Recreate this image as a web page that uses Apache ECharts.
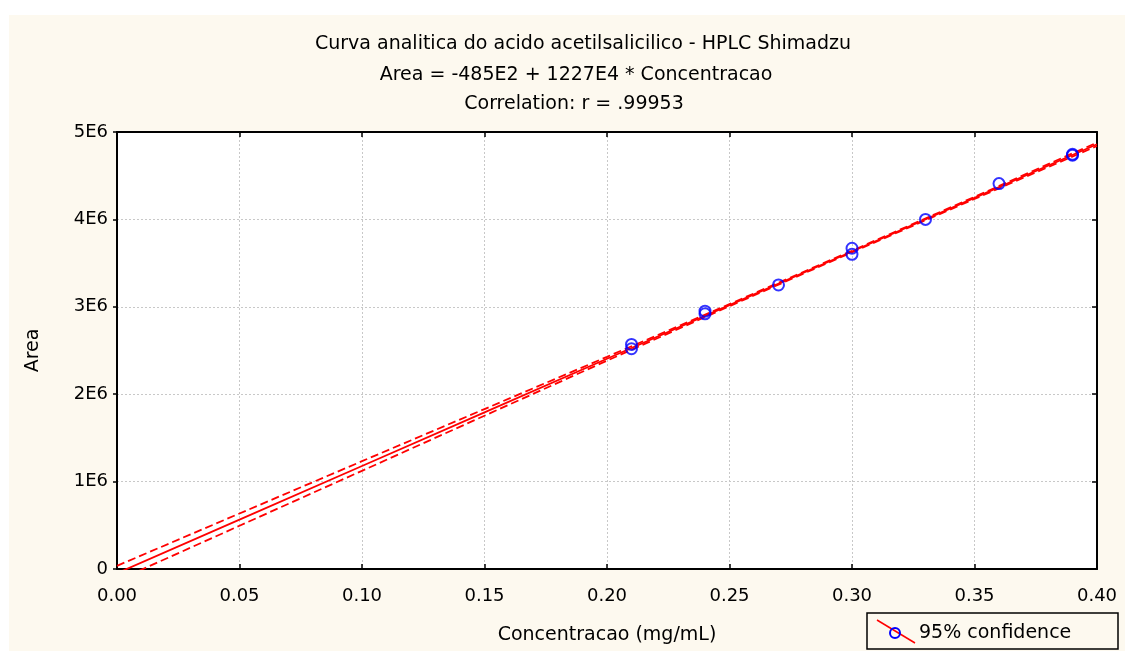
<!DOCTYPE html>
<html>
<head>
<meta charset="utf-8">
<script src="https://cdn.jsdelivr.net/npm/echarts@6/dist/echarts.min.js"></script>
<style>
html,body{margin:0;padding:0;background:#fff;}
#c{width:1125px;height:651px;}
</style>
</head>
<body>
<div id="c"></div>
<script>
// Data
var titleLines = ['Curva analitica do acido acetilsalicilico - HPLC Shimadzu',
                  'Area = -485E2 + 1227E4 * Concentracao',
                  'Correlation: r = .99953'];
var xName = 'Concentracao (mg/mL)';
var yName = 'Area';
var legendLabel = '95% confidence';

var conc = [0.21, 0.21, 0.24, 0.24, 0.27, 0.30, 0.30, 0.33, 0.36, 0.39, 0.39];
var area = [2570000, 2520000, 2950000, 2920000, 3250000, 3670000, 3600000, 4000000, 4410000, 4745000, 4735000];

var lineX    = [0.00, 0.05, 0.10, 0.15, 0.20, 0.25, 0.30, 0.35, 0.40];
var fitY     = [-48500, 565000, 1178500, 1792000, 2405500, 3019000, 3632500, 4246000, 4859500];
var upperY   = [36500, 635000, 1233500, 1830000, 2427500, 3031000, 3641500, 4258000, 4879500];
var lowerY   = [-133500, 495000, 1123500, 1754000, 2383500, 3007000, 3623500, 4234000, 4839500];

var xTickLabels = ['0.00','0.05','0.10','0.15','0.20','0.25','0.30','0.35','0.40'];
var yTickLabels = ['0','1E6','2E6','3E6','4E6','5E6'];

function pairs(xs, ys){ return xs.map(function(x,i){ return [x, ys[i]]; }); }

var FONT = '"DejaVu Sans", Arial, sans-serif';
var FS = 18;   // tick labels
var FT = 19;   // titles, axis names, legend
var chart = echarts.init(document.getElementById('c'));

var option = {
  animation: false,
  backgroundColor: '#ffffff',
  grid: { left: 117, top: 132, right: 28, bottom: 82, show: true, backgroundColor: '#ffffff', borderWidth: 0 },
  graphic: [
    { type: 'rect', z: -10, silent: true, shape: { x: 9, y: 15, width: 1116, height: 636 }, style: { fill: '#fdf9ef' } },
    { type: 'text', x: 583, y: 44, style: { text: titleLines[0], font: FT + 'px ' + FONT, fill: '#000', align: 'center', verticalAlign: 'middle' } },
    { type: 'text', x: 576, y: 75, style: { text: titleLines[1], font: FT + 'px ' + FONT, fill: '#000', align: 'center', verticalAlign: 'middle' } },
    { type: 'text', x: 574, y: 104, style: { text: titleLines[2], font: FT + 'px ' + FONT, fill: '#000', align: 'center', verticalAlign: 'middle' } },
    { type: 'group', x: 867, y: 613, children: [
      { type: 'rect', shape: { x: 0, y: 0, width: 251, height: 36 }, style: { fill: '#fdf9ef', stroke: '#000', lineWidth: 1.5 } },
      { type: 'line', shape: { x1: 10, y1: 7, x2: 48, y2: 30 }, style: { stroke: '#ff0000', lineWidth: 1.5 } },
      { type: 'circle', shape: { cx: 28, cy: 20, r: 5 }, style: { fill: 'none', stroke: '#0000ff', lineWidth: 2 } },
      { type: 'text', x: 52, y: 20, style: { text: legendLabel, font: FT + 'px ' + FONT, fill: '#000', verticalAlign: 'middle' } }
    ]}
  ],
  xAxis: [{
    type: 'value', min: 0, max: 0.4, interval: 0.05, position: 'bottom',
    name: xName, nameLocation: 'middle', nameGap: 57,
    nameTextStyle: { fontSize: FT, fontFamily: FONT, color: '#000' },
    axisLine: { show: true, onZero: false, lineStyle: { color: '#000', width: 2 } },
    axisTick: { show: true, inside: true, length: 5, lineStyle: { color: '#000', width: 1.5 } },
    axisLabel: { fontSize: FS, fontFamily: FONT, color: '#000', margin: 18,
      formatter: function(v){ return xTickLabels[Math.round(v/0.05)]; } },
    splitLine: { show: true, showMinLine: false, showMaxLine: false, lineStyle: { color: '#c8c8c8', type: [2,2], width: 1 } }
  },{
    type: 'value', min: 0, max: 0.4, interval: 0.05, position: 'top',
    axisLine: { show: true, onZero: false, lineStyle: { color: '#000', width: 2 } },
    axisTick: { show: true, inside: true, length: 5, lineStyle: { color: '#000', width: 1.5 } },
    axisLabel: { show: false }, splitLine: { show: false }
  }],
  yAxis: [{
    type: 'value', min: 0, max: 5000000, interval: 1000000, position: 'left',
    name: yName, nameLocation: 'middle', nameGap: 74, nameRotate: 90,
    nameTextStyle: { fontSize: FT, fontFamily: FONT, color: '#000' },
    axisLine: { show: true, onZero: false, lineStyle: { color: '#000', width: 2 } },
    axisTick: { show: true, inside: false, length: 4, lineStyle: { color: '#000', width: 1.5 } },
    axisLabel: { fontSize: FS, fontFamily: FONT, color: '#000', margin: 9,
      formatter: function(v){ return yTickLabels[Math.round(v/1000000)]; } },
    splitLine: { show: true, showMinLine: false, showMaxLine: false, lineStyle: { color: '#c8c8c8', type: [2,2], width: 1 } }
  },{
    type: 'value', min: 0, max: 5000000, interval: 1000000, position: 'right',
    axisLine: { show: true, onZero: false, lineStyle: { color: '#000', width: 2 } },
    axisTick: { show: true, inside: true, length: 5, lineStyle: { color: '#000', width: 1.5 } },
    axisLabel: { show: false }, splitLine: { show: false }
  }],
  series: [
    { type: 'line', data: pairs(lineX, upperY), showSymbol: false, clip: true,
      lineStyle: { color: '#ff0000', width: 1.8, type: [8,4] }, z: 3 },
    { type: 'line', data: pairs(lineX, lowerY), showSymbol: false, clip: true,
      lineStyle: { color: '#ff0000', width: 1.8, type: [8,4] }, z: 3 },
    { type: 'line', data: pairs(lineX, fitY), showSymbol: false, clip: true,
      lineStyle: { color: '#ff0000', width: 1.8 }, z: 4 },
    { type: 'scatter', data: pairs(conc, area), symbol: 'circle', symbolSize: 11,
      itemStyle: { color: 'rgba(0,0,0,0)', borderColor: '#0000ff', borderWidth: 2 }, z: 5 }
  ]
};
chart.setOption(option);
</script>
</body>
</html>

· · ·

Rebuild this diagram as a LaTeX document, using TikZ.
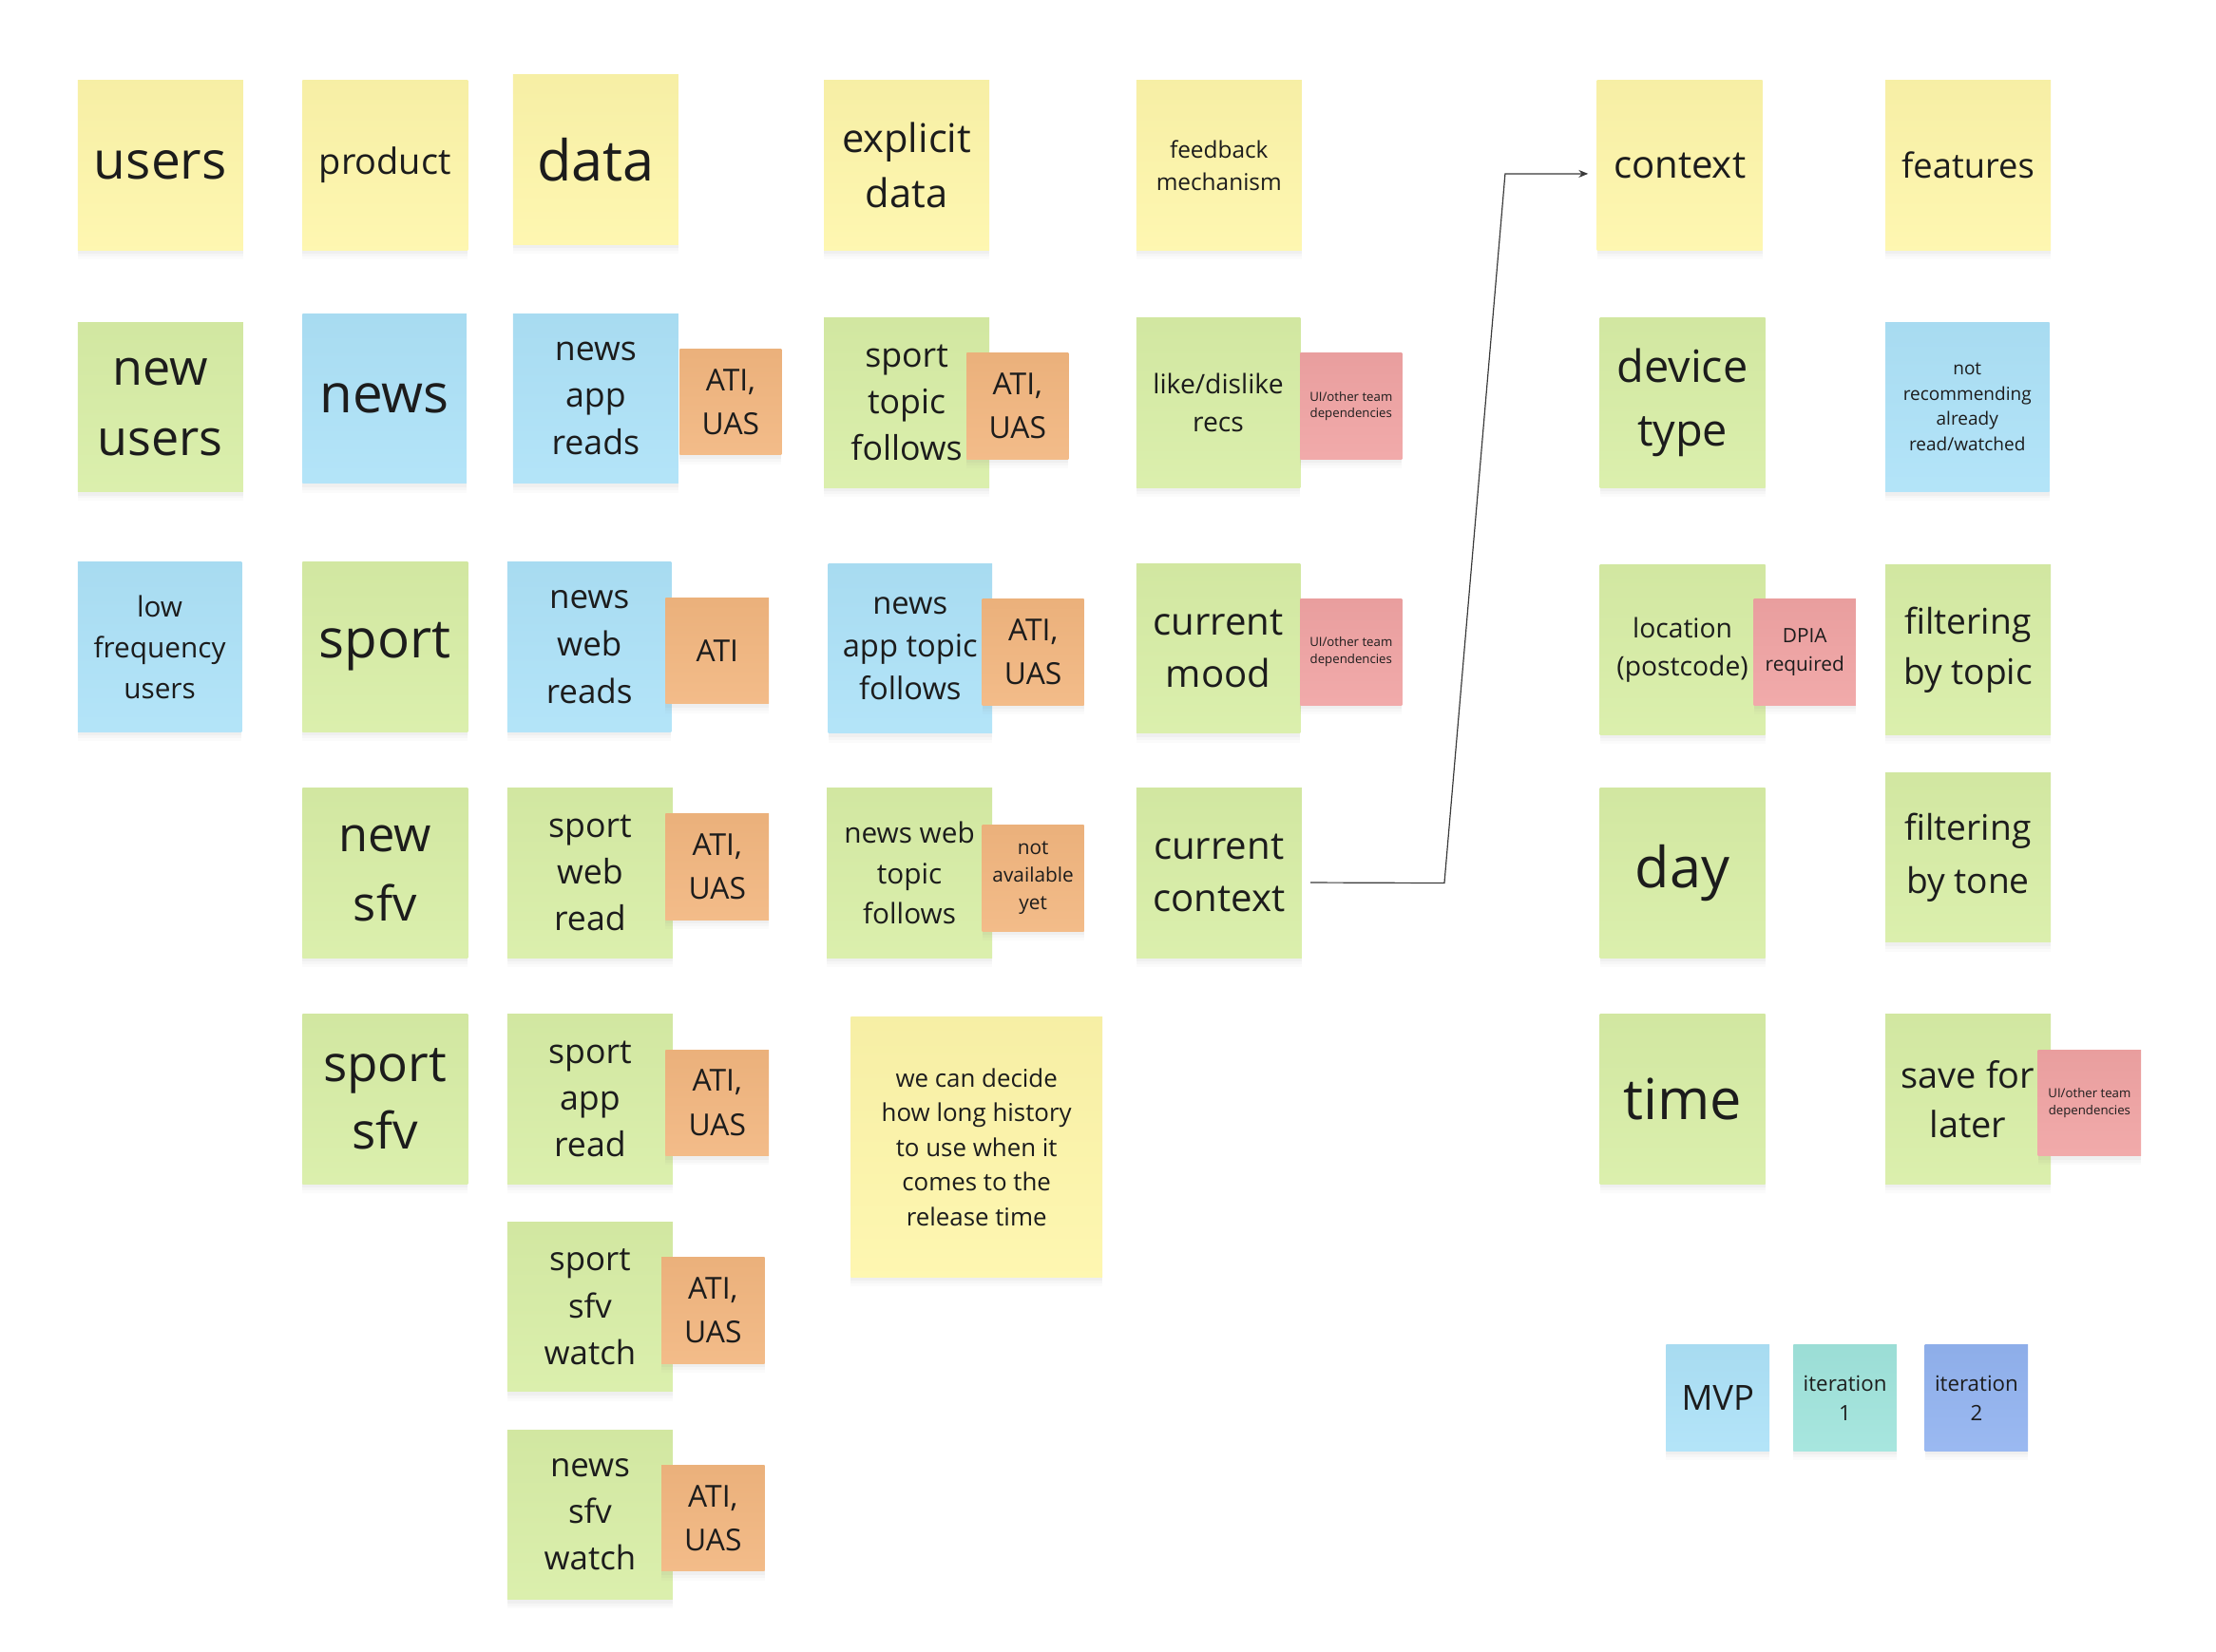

· · ·

- SET TASK -
Exactly reproduce the stretch that starts at the line containing "Recreate this image" and ends at the line containing "var legendLabel = '95% confidence';", both ends included; leave any pictures out.

- EXERCISE ANSWER -
Recreate this image as a web page that uses Apache ECharts.
<!DOCTYPE html>
<html>
<head>
<meta charset="utf-8">
<script src="https://cdn.jsdelivr.net/npm/echarts@6/dist/echarts.min.js"></script>
<style>
html,body{margin:0;padding:0;background:#fff;}
#c{width:1125px;height:651px;}
</style>
</head>
<body>
<div id="c"></div>
<script>
// Data
var titleLines = ['Curva analitica do acido acetilsalicilico - HPLC Shimadzu',
                  'Area = -485E2 + 1227E4 * Concentracao',
                  'Correlation: r = .99953'];
var xName = 'Concentracao (mg/mL)';
var yName = 'Area';
var legendLabel = '95% confidence';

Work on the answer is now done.